Thursday, March 6, 2008

They Came Back (Les Revenants, 2004)

The meaning of the word "zombie" seems to have been bastardised in movies. The godfather of all zombie filmmakers, George A. Romero, is partly to blame for that. Zombies, by definition, don't necessarily try to convert the living to the living dead, as they are wont to do in Romero's "Dead" movies. Using poetic license to create drama is the very essence of art, yet sometimes it feels like the poetic license should be suspended for an indefinite period in Hollywood.

When Danny Boyle's refreshingly original take on the genre came out in 2002, it once again became fashionable to make zombie movies. Heck, even Romero came back from retirement to make Land of the Dead (2005). What made Boyle's 28 Days Later so different from the rest of the flock was its 'look', not the 'content'. Shaun of the Dead (2004) - another 'revolutionary' example of the genre - took things to another level and introduced the term "rom-com-zom" - and other permutations - to our lexicon. Yet, at the end of the day, quoting Stephen King, it was SSDD (same shit, different day).

Robin Campillo's They Came Back is another breath of fresh air and injects a much-needed boost to the genre.

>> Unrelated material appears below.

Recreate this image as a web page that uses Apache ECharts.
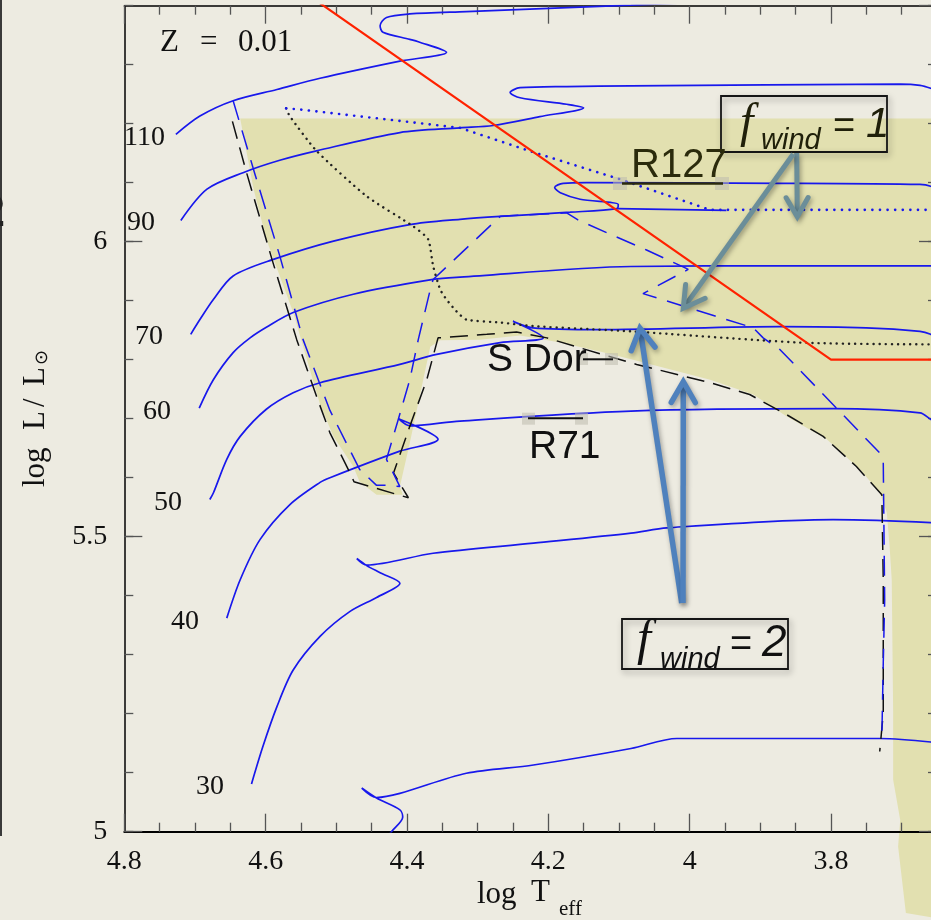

In contemporary France, the dead inexplicably rise from their graves. They are slowly re-integrated into society, but there is still something different about them that makes it hard to connect to the living. These are not bloodthirsty, vampiric, rotting dead people, just your run-of-the-mill citizens - young, old, beautiful, ugly, smart, dumb.

The opening scenes, with hundreds of people walking in an impossibly slow pace along the streets and the crowds staring at them, are simply magnificent. The cinematography is top-notch all the way through, especially the scene at the car park with the mayor and his wife. The dead are shown from all angles and they give an eerie feeling that no make-up can achieve.

However, my excitement soon dissipated. Not because I was looking for some blood, gore, or an adrenaline rush, but because the film started to meander aimlessly. The original premise is to show how the population of a small town confront their grief head on. Instead, it focuses on a handful of soap-opera style relationships that end nowhere. The sense of doom hovers above the film, but it lacks intensity - especially at the end.

It feels and looks very similar to Roy Andersson's magnificent Songs from the Second Floor (2000). But the big difference is Andersson's film knew where it was going. It feels like They Came Back only had the premise and nothing beyond it. This story needs a re-telling, but not a Hollywood one. What it needs is not violence, but a purpose.